In the period 2000-2017, direct payment to farmers averaged $15bn per year. A combination of the impact of the Trump era trade wars and COVID-19 resulted in a surge of funding flowing into US farming.
2021 farm income projections
Net farm income, which is a broad measure of profitability in US farming, is forecast by USDA to increase by $18.5bn (19.5%) from 2020 to $113bn in 2021. This would be the highest level since 2013. This comes on the back of an almost 20% increase in income in 2020. While ad hoc supplementary payments are forecast to decline in 2021, they will be at the second highest level in the past two decades.
Trade wars and COVID-19
US trade was in a volatile position in the 2017-2019 period as trade wars with Canada, China, Mexico and the EU put pressure on prices for some agricultural commodities and revenues for some producers.
In both instances, the Trump administration stepped in
Not long after a trade deal was signed between the US and China, the coronavirus pandemic hit, disrupting supply chains and affecting the demand for food and some commodity prices. In both instances, the Trump administration stepped in, providing assistance to the sector by way of supplemental and ad hoc disaster payments.
During 2018 and 2019, the USDA announced two rounds of trade aid valued at $28bn providing both direct and indirect assistance to farmers affected by trade damage. The Market Facilitation Programme (MFP) valued at $24.5bn over 2018 and 2019 provided direct payments to producers of trade-damaged commodities.
In 2019, the USDA made several modifications to the MFP including increasing funding, expanding the list of eligible commodities and expanding payments limits. This essentially enabled more farmers to receive more money for more of their crops. Livestock farmers also received funding under this programme.
As COVID-19 disrupted society and economies across the world, the USDA introduced programmes to address the economic impacts valued at $35bn in 2020. More than three-quarters of this relief went directly to farm operators in the form of direct payments, half of which came from new ad hoc programmes responding to COVID-19.
Analysis by a former USDA chief economist Joseph Glauber suggests the surge in supplementary funding into the sector came at a time when farm solvency measures and bankruptcies were well below levels experienced during the farm financial crisis of the mid 1980s. In fact, after adjusting for inflation, net farm income in 2020 was among the highest levels seen in the past 50 years.

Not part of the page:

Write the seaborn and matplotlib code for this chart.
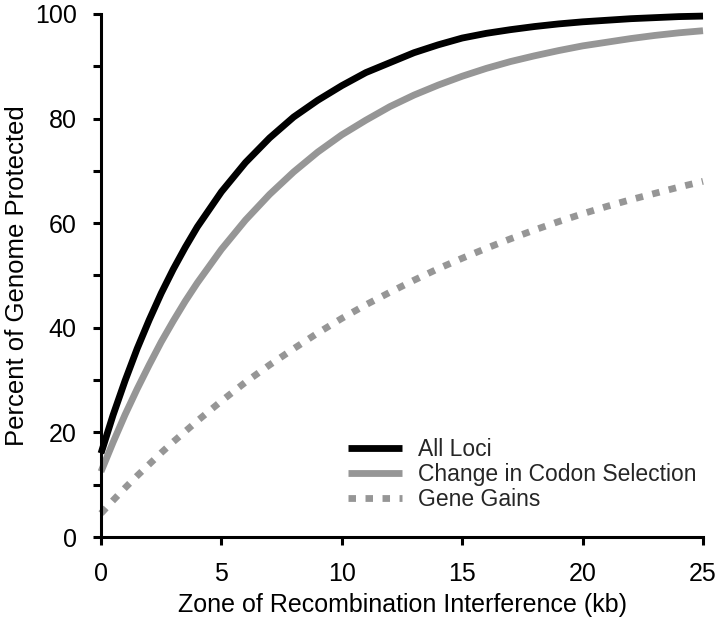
import matplotlib
matplotlib.use("Agg")
import matplotlib.pyplot as plt
from matplotlib.ticker import MultipleLocator
import seaborn as sns
import pandas as pd

# Data
zone_kb = [0, 0.5, 1, 1.5, 2, 2.5, 3, 3.5, 4, 5, 6, 7, 8, 9, 10, 11, 12, 13, 14, 15, 16, 17, 18, 19, 20,
           21, 22, 23, 24, 25]
all_loci = [16.0, 23.3, 29.9, 36.0, 41.5, 46.6, 51.2, 55.4, 59.3, 66.0, 71.6, 76.3, 80.3, 83.5, 86.3, 88.8,
            90.7, 92.6, 94.1, 95.4, 96.3, 97.0, 97.6, 98.1, 98.5, 98.8, 99.1, 99.3, 99.5, 99.6]
codon_sel = [12.5, 18.1, 23.4, 28.3, 32.9, 37.3, 41.3, 45.1, 48.6, 55.0, 60.6, 65.5, 69.8, 73.6, 76.9, 79.7,
             82.3, 84.5, 86.4, 88.1, 89.6, 90.9, 92.0, 93.0, 93.9, 94.6, 95.3, 95.9, 96.4, 96.8]
gene_gains = [4.5, 7.0, 9.4, 11.7, 13.9, 16.1, 18.2, 20.2, 22.2, 26.0, 29.6, 32.9, 36.0, 39.0, 41.8, 44.4,
              46.8, 49.1, 51.3, 53.3, 55.2, 57.0, 58.7, 60.3, 61.8, 63.2, 64.5, 65.7, 66.9, 68.0]
series_names = ["All Loci", "Change in Codon Selection", "Gene Gains"]
x_ticks = [0, 5, 10, 15, 20, 25]
y_ticks = [0, 20, 40, 60, 80, 100]

sns.set_theme(style="ticks")
plt.rcParams['font.family'] = ['Liberation Sans', 'DejaVu Sans']

df = pd.DataFrame({
    "x": zone_kb * 3,
    "y": all_loci + codon_sel + gene_gains,
    "series": [series_names[0]] * len(zone_kb) + [series_names[1]] * len(zone_kb) + [series_names[2]] * len(zone_kb),
})

fig = plt.figure(figsize=(7.2, 6.3), dpi=100)
ax = fig.add_axes([0.1403, 0.1476, 0.8361, 0.8302])

palette = {series_names[0]: "#000000", series_names[1]: "#969696", series_names[2]: "#969696"}
dashes = {series_names[0]: "", series_names[1]: "", series_names[2]: (1.1, 1.4)}
sns.lineplot(data=df, x="x", y="y", hue="series", style="series", palette=palette,
             dashes=dashes, linewidth=4.9, ax=ax, legend=True)
for ln in ax.get_lines():
    ln.set_dash_capstyle("butt")
    ln.set_solid_capstyle("butt")
    ln.set_solid_joinstyle("round")
    ln.set_clip_on(False)

ax.set_xlim(0, 25)
ax.set_ylim(0, 100)
ax.set_xticks(x_ticks)
ax.set_yticks(y_ticks)
ax.yaxis.set_minor_locator(MultipleLocator(10))
ax.tick_params(axis="both", which="both", direction="out", length=6, width=2.2, color="black",
               labelsize=18, labelcolor="black")
ax.tick_params(axis="y", which="both", pad=11.5)
ax.tick_params(axis="x", which="both", pad=12)
sns.despine(ax=ax)
for s in ["left", "bottom"]:
    ax.spines[s].set_linewidth(2.2)
    ax.spines[s].set_color("black")

ax.set_xlabel("Zone of Recombination Interference (kb)", fontsize=18, color="black", labelpad=5)
ax.set_ylabel("Percent of Genome Protected", fontsize=18.5, color="black", labelpad=4)

leg = ax.legend(loc="center left", bbox_to_anchor=(0.41, 0.12), frameon=False, fontsize=16.5,
                handlelength=2.35, handletextpad=0.7, labelspacing=0.08, borderpad=0, borderaxespad=0)
for h in leg.get_lines():
    h.set_linewidth(4.9)
    h.set_dash_capstyle("butt")

fig.savefig("out.png", dpi=100)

The challenge for the new administration in Washington is how to wean farmers off this heightened level of direct support
Glauber’s analysis of spending levels in US agriculture concludes that US trade-distorting support for 2019 and 2020 has likely exceeded the current World Trade Organisation bound level of domestic support of $19.1bn to which the US is committed.
The challenge for the new administration in Washington is how to wean farmers off this heightened level of direct support. Several lobby groups are already justifying the need for continued increased payments to their members. Under the Build Back Better agenda, the current administration has made a series of announcements and commitments to support US farmers and agriculture. Since early 2021, a series of financial commitments aligned to the Build Back Better agenda and the American Rescue Plan Act have been made. The funding to date amounts to somewhat over $5bn, not all of which is direct support to farmers.
The unprecedented level of funding provided to US farmers since 2018 was met with very little resistance in the US and appears to have received even less debate elsewhere.
Questions remain as to whether this ad hoc funding, and certainly at the levels it was provided, was genuinely needed for reasons beyond normal market shifts. According to the OECD, on average prices received by US farmers in 2018-2020 were higher than in world markets.
Unlike European farmers, US farmers are comfortable
As the balance of agricultural supports in the EU are shifting further from direct income to environmental supports, the US appears comfortable on its current route. Moreover, European and Irish farmers are poised to take the lead in addressing greenhouse gas emissions from agriculture as the US and others have committed to ‘sustainable productivity’ for food security and resource conservation. Unlike European farmers, US farmers are comfortable, with no fear of production curtailments, and are likely to benefit from a slow unpicking of the current high levels of ad hoc funding.